It is a strange pattern. It looks from the drawing & the schematic like just a simple 1990's variation on a dirdl skirt, but it's actually three large gores that are pieced together and then gathered into the waistband. These big gores make the layout a very inefficient design for yardage, so I decided to trace the large gore and divide it in half, so that my skirt had 6 gores with a back zipper. I saved about a yard of fabric this way.
After some contemplation, I realized the skirt was sitting too low on my waist and I didn't even think about this because I am so used to RTW proportions that aren't designed for pear-shapes... so I always buy bigger sizes to accomodate my hips and end up with saggy waists - and I replicated what I thought was my waist measurement in my own sewing.
For this pattern to look right, it has to sit at your natural waist. Hips and waists come in as many or more shapes as there are fruits - even within common categories like "pear" and "apple" there are a lot of nuances. I am naturally quite high-waisted and I have wide hips in relation to my waist.
I needed to reduce the waist, so I unpicked waistband in the back around the zipper and gathered it a bit more severely then I restiched it. I thought the problem was solved and I went to bed. In the morning, I liked it a little better the next day, but it still wasn't exciting to me.
My husband thought it was fine. He pointed out that it looks a lot like most skirts I wear to work, so I thought that I should try to like it. You can see in my face, I think, that I am trying to be positive about this skirt, but not quite feeling the love.

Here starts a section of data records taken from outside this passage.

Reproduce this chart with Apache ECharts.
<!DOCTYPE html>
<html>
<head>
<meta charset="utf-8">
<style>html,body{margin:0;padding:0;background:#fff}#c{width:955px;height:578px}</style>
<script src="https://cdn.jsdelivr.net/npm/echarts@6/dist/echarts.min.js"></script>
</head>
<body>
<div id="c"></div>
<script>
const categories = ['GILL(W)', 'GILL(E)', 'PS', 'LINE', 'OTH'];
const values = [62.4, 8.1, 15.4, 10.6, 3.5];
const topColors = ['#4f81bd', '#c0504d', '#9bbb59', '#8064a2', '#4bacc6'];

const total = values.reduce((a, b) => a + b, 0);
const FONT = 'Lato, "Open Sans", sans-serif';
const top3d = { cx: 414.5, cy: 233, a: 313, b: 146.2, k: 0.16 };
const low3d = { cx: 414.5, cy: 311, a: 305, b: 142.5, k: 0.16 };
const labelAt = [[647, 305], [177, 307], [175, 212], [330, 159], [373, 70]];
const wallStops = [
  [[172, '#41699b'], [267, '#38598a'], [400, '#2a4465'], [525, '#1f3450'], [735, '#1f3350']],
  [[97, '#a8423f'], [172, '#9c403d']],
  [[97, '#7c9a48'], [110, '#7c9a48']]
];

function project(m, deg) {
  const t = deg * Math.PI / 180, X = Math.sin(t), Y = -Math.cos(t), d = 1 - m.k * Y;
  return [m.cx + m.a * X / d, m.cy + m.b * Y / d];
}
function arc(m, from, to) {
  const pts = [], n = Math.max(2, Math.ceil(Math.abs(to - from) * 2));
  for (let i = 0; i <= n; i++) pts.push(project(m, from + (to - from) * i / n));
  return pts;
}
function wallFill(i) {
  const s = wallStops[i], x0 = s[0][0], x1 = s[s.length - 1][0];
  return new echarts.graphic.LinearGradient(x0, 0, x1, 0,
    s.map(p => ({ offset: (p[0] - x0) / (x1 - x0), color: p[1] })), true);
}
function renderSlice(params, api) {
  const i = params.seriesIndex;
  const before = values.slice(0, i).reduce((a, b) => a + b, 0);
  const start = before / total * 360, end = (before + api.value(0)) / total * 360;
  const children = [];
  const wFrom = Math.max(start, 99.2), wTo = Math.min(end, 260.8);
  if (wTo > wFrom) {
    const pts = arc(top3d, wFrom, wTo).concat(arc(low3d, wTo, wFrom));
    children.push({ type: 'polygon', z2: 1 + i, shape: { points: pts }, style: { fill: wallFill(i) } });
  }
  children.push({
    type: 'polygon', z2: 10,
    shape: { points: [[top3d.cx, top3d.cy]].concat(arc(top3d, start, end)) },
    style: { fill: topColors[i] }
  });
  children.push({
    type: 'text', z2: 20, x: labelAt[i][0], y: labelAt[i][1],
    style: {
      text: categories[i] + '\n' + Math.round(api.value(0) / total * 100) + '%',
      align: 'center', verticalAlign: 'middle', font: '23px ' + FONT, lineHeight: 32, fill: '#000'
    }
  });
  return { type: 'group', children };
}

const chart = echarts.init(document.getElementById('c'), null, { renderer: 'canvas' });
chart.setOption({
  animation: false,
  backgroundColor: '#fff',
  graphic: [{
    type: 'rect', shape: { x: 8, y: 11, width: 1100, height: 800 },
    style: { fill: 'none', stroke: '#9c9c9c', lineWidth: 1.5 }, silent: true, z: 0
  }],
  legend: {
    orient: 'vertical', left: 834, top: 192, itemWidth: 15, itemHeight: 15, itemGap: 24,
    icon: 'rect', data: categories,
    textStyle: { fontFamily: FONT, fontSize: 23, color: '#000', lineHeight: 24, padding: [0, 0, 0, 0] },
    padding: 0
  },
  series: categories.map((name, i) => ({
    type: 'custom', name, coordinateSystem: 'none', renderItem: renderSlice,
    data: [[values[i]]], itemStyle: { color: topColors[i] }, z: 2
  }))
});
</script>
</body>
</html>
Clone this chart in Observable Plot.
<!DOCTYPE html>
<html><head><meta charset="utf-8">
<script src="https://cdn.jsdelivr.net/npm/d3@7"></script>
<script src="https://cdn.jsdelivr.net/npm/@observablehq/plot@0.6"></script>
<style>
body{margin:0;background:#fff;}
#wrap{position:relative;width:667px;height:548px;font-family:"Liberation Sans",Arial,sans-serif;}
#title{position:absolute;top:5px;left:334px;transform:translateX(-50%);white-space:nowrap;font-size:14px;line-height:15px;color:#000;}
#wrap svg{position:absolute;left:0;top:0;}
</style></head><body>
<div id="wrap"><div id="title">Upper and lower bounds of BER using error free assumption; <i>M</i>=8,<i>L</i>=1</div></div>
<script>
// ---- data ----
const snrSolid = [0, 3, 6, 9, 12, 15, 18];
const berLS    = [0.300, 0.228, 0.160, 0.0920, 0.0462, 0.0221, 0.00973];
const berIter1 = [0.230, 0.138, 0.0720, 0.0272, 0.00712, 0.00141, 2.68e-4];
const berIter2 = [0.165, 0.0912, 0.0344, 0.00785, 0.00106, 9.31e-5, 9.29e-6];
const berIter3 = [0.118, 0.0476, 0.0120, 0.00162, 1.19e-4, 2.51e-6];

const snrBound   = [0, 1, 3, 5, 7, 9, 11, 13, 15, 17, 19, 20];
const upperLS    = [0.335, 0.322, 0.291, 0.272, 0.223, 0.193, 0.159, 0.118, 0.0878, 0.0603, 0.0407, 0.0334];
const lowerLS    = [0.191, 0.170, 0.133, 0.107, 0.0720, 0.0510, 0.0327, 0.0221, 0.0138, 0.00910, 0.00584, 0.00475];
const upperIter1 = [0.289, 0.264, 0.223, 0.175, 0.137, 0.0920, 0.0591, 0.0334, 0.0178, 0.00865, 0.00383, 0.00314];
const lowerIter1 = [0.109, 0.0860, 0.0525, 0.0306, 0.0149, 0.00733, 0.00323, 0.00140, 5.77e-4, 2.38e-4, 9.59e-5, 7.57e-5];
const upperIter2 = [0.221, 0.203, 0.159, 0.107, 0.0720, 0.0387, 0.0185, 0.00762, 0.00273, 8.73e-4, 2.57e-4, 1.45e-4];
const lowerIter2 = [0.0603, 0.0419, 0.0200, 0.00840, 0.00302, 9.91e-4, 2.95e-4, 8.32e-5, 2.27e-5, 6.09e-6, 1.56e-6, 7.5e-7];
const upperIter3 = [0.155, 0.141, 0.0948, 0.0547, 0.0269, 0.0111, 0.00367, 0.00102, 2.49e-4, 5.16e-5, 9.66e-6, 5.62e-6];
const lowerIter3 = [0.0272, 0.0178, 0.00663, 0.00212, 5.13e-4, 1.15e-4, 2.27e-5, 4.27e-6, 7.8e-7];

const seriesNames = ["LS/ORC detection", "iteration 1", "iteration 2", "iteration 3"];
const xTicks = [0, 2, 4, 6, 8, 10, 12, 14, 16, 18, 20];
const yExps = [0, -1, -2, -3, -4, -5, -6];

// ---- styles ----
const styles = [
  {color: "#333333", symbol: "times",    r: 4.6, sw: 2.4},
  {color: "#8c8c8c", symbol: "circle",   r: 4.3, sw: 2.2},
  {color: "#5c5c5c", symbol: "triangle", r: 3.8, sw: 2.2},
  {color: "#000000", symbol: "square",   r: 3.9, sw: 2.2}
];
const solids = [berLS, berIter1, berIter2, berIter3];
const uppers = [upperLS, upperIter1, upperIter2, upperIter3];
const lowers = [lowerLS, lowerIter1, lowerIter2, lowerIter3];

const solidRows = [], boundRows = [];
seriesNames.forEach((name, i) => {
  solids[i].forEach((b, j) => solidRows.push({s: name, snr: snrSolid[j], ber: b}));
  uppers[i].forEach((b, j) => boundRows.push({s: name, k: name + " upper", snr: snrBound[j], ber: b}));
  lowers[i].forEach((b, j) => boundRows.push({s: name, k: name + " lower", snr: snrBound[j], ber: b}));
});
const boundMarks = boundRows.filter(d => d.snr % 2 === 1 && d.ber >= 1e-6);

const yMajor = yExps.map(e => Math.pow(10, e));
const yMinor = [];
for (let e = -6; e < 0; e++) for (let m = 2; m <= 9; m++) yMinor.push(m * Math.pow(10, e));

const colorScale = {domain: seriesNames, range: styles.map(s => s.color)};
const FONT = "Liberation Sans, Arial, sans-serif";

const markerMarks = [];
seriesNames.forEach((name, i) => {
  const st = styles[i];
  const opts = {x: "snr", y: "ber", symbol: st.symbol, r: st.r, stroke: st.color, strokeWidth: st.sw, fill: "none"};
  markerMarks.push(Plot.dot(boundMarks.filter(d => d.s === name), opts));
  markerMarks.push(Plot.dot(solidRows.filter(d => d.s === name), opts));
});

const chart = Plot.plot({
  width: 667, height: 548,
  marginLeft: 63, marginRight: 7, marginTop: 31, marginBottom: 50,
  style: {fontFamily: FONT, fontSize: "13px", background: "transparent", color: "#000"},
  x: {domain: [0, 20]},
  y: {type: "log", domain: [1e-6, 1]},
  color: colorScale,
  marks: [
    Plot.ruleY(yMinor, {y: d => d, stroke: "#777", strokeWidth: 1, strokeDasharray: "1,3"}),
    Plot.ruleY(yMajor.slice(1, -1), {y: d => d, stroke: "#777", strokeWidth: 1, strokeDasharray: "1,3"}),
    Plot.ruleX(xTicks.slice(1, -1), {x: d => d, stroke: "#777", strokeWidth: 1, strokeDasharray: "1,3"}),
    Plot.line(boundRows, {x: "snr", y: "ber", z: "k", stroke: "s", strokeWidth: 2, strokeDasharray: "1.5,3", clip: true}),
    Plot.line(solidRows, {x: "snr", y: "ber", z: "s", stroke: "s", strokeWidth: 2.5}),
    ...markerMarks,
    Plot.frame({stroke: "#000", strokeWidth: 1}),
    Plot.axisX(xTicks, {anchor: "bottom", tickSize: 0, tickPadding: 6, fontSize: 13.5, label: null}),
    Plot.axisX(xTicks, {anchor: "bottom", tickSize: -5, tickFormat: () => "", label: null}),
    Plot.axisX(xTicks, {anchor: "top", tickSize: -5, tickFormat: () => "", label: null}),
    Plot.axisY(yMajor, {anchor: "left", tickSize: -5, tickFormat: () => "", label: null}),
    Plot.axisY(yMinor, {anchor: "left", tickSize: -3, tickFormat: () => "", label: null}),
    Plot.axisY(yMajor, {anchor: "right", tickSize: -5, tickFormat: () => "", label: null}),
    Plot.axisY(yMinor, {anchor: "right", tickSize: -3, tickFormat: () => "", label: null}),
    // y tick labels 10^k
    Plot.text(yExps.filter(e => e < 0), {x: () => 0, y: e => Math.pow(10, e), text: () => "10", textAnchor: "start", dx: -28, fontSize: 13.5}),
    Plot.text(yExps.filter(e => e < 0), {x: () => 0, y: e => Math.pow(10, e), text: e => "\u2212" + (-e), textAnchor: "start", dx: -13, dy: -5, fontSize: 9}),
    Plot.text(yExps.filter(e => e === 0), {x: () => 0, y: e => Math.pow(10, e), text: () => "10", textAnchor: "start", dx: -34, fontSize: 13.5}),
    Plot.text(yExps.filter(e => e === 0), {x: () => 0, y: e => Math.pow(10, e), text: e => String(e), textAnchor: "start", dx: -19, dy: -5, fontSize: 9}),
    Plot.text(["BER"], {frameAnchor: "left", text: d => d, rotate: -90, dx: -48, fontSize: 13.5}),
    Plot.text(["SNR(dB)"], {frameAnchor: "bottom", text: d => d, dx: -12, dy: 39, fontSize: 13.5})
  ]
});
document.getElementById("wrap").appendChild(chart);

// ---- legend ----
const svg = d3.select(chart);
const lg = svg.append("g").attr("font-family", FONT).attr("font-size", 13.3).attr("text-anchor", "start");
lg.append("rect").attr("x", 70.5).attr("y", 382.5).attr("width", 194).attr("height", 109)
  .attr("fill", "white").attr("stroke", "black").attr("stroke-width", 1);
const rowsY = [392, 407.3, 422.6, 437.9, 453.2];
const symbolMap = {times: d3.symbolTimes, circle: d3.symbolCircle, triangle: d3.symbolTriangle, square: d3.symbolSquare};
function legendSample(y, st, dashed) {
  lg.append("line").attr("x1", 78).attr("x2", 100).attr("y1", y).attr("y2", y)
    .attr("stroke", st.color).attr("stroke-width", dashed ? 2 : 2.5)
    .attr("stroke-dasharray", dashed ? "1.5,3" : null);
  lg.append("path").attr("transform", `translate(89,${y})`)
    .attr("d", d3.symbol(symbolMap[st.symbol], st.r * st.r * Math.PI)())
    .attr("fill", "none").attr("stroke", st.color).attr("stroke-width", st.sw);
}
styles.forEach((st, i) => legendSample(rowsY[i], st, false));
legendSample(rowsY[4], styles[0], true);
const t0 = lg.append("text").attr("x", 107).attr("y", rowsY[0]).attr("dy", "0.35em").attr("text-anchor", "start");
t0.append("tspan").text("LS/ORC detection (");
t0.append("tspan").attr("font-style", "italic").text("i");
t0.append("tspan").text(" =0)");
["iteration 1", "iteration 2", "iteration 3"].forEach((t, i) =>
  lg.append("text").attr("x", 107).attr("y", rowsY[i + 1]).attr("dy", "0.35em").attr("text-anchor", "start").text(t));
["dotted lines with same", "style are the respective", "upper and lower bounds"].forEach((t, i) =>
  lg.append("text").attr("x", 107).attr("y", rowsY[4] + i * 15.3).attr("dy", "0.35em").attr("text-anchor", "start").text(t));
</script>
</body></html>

As I wore it, I noticed that - even though I already took 2 inches out of the waist - I kept hiking it up. I then had a major epiphany. It will sound so silly if you have been sewing a while and are in touch with your measurements and body, but I've been out of the game a long time and I had forgotten where my natural waist truly was because nothing I buy off the rack actually lands there. It's much higher than I first thought I wanted to make it & even higher than the first adjustment I made.
This fitting issue was why the skirt made me feel dowdy. It was still sitting to low so it looked like my waist was bigger than it really is & it didn't have the fullness in the right place to skim over my hips. Instead of flaring out from the slimmest point on my figure, it was poufing out with gathers at the widest part of my body. No girl wants that.

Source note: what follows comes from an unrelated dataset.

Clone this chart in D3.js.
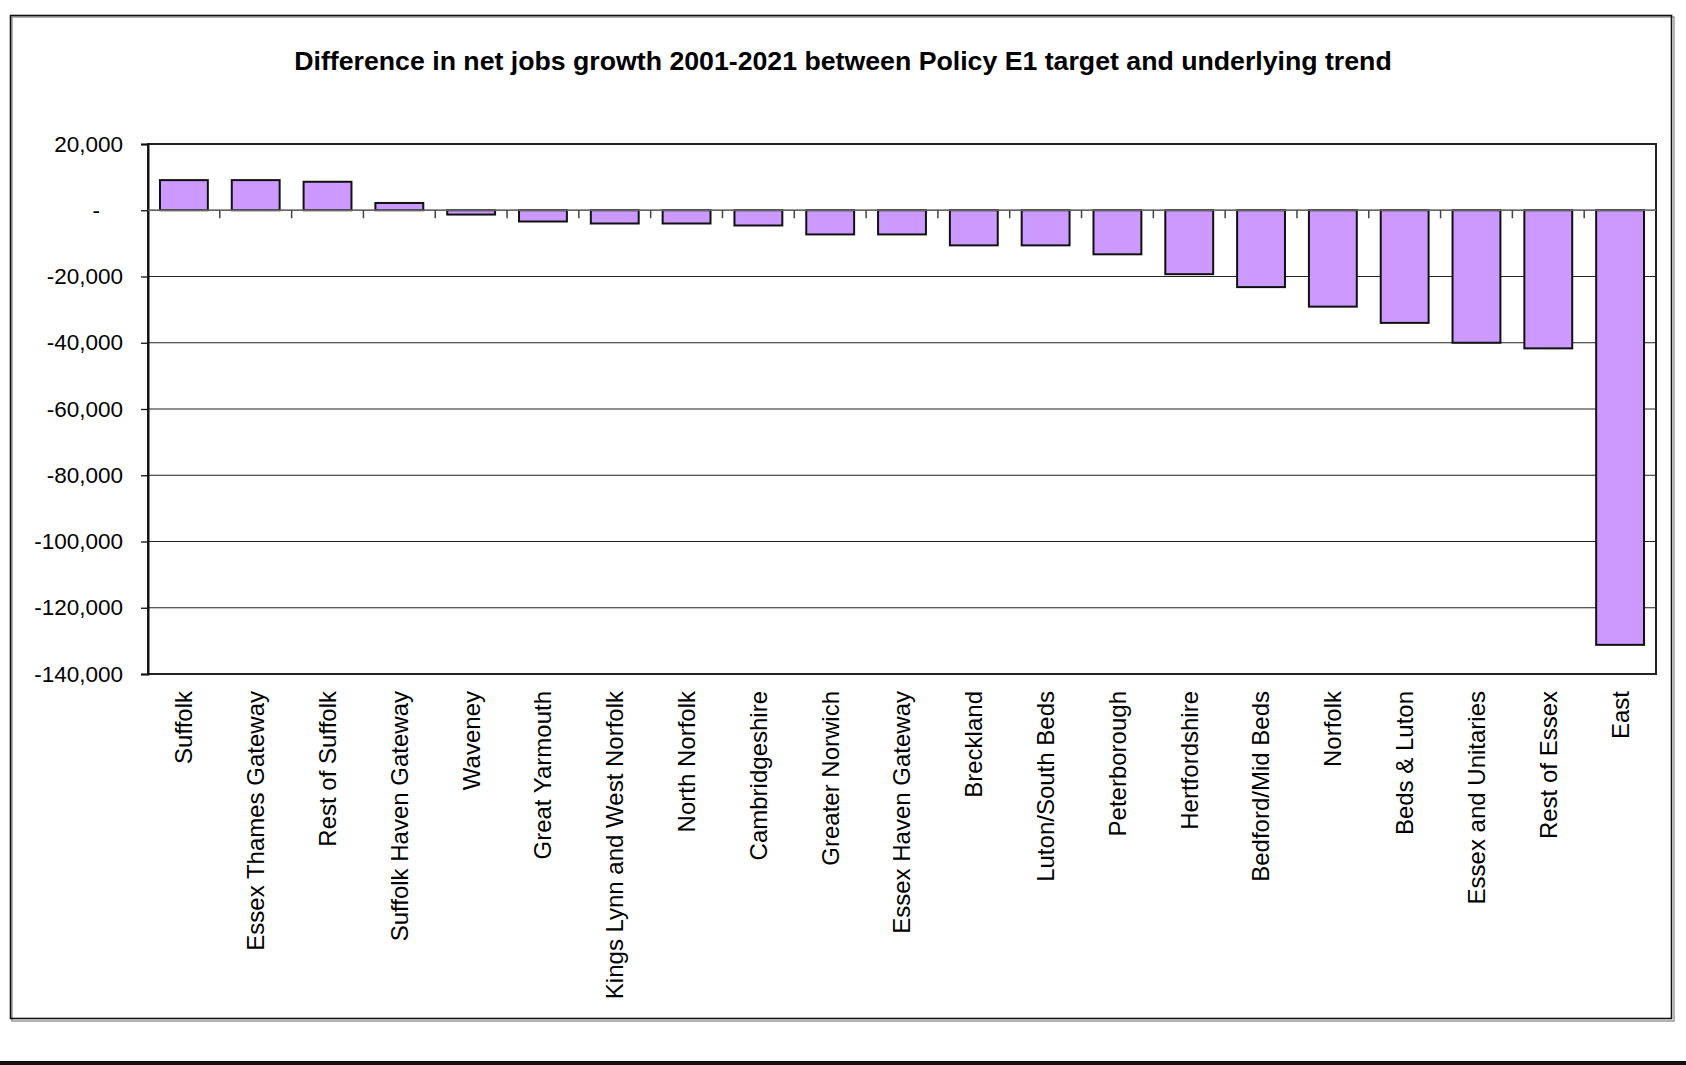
<!DOCTYPE html>
<html>
<head>
<meta charset="utf-8">
<script src="https://cdn.jsdelivr.net/npm/d3@7"></script>
<style>
  html, body { margin: 0; padding: 0; background: #fff; }
  svg { display: block; font-family: "Liberation Sans", Arial, sans-serif; }
</style>
</head>
<body>
<svg id="chart" width="1686" height="1065"></svg>
<script>
const chartTitle = "Difference in net jobs growth 2001-2021 between Policy E1 target and underlying trend";
const categories = [
  "Suffolk", "Essex Thames Gateway", "Rest of Suffolk", "Suffolk Haven Gateway", "Waveney",
  "Great Yarmouth", "Kings Lynn and West Norfolk", "North Norfolk", "Cambridgeshire",
  "Greater Norwich", "Essex Haven Gateway", "Breckland", "Luton/South Beds", "Peterborough",
  "Hertfordshire", "Bedford/Mid Beds", "Norfolk", "Beds & Luton", "Essex and Unitaries",
  "Rest of Essex", "East"
];
const values = [
  9100, 9100, 8600, 2200, -1300,
  -3400, -4000, -4000, -4600,
  -7300, -7300, -10600, -10600, -13300,
  -19300, -23200, -29100, -34000, -40000,
  -41700, -131200
];
const yTicks = [20000, 0, -20000, -40000, -60000, -80000, -100000, -120000, -140000];

const svg = d3.select("#chart");
const W = 1686, H = 1065;
const plot = { left: 148, right: 1656, top: 144, bottom: 674 };

svg.append("rect").attr("x", 0).attr("y", 0).attr("width", W).attr("height", H).attr("fill", "#fff");

// outer chart border (with slight shadow)
svg.append("rect").attr("x", 12).attr("y", 17).attr("width", 1662).attr("height", 1004)
  .attr("fill", "none").attr("stroke", "#999").attr("stroke-width", 1.5);
svg.append("rect").attr("x", 10.5).attr("y", 15.5).attr("width", 1661).attr("height", 1003)
  .attr("fill", "none").attr("stroke", "#111").attr("stroke-width", 1.6);

// bottom black band
svg.append("rect").attr("x", 0).attr("y", 1061).attr("width", W).attr("height", 4).attr("fill", "#111");

// title
svg.append("text")
  .attr("x", 843).attr("y", 70)
  .attr("text-anchor", "middle")
  .attr("font-weight", "bold")
  .attr("font-size", 26.7)
  .attr("fill", "#000")
  .text(chartTitle);

const x = d3.scaleBand().domain(categories).range([plot.left, plot.right])
  .paddingInner(1/3).paddingOuter(1/6);
const y = d3.scaleLinear().domain([-140000, 20000]).range([plot.bottom, plot.top]);

// gridlines
svg.append("g").selectAll("line").data(yTicks).join("line")
  .attr("x1", plot.left).attr("x2", plot.right)
  .attr("y1", d => y(d)).attr("y2", d => y(d))
  .attr("stroke", "#222").attr("stroke-width", 1.2);

// plot frame
svg.append("rect")
  .attr("x", plot.left).attr("y", plot.top)
  .attr("width", plot.right - plot.left).attr("height", plot.bottom - plot.top)
  .attr("fill", "none").attr("stroke", "#222").attr("stroke-width", 2);

// y axis
const fmt = d3.format(",");
const yAxis = d3.axisLeft(y).tickValues(yTicks).tickSize(7).tickPadding(18)
  .tickFormat(d => d === 0 ? "-" : fmt(d).replace("\u2212", "-"));
const yg = svg.append("g").attr("transform", `translate(${plot.left},0)`).call(yAxis);
yg.select(".domain").attr("stroke", "#111").attr("stroke-width", 2);
yg.selectAll(".tick line").attr("stroke", "#111").attr("stroke-width", 1.3);
yg.selectAll(".tick text")
  .attr("font-size", 22.5).attr("fill", "#000")
  .attr("font-family", "'Liberation Sans', Arial, sans-serif")
  .attr("dx", d => d === 0 ? -23 : 0);

// bars
svg.append("g").selectAll("rect").data(categories).join("rect")
  .attr("x", d => x(d))
  .attr("y", (d, i) => y(Math.max(0, values[i])))
  .attr("width", x.bandwidth())
  .attr("height", (d, i) => Math.abs(y(values[i]) - y(0)))
  .attr("fill", "#CC99FF")
  .attr("stroke", "#111").attr("stroke-width", 2);

// zero axis line with category ticks
const step = x.step();
const boundaries = d3.range(1, categories.length).map(i => plot.left + i * step);
svg.append("line")
  .attr("x1", plot.left).attr("x2", plot.right)
  .attr("y1", y(0)).attr("y2", y(0))
  .attr("stroke", "#666").attr("stroke-width", 1.5);
svg.append("g").selectAll("line").data(boundaries).join("line")
  .attr("x1", d => d).attr("x2", d => d)
  .attr("y1", y(0)).attr("y2", y(0) + 8)
  .attr("stroke", "#444").attr("stroke-width", 1.5);

// category labels (rotated)
svg.append("g").selectAll("text").data(categories).join("text")
  .attr("transform", d => `translate(${x(d) + x.bandwidth() / 2},${plot.bottom + 17}) rotate(-90)`)
  .attr("text-anchor", "end")
  .attr("dy", "0.35em")
  .attr("font-size", 24)
  .attr("fill", "#000")
  .text(d => d);
</script>
</body>
</html>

I began contemplating how I could fix it or if I should even bother. I decided that it was worth it for future reference to know the ideal waist measurement, so that I can fit myself with more knowledge as I move on. So, I decided to unstitch the side gores from the waistband, take the waistband in 1 inch on each side to create faux side-seams and then re-gather the skirt into the waist at each side seam. Here is a before and after. From mock-up to truly finished product, I took the waist in 4 inches!
The difference is subtle, but it's easy to see that I am a lot more genuinely comfortable and happy with this fit. I decided to call this work skirt Clyde, after Clydesdale workhorses. It's simple, straighforward, and well-suited to work. As the evening cooled off, it passed another litmus test - it layers well! I added knee socks and a big wool cardigan over this outfit and really liked the result. I think it will get a lot of wear and be a good reference for future projects.
The astute reader may notice that I changed blouses from the first to second set of photos. I got this second blouse today at a vintage booth at the semi-annual campus Street Faire. It's a silky power blouse by Liz Claiborne... probably 80s or 90s that unironically has birds all over it. Proto-Portlandia's "Put a Bird on It!".
|Yes, this is a selfie of my boob. But I took it so you could see the birdies. I promise.|
I quite like it. I'm enjoying floppy, floaty shapes in clothes lately, but playing with that concept to find a way to still flatter what's good about my figure.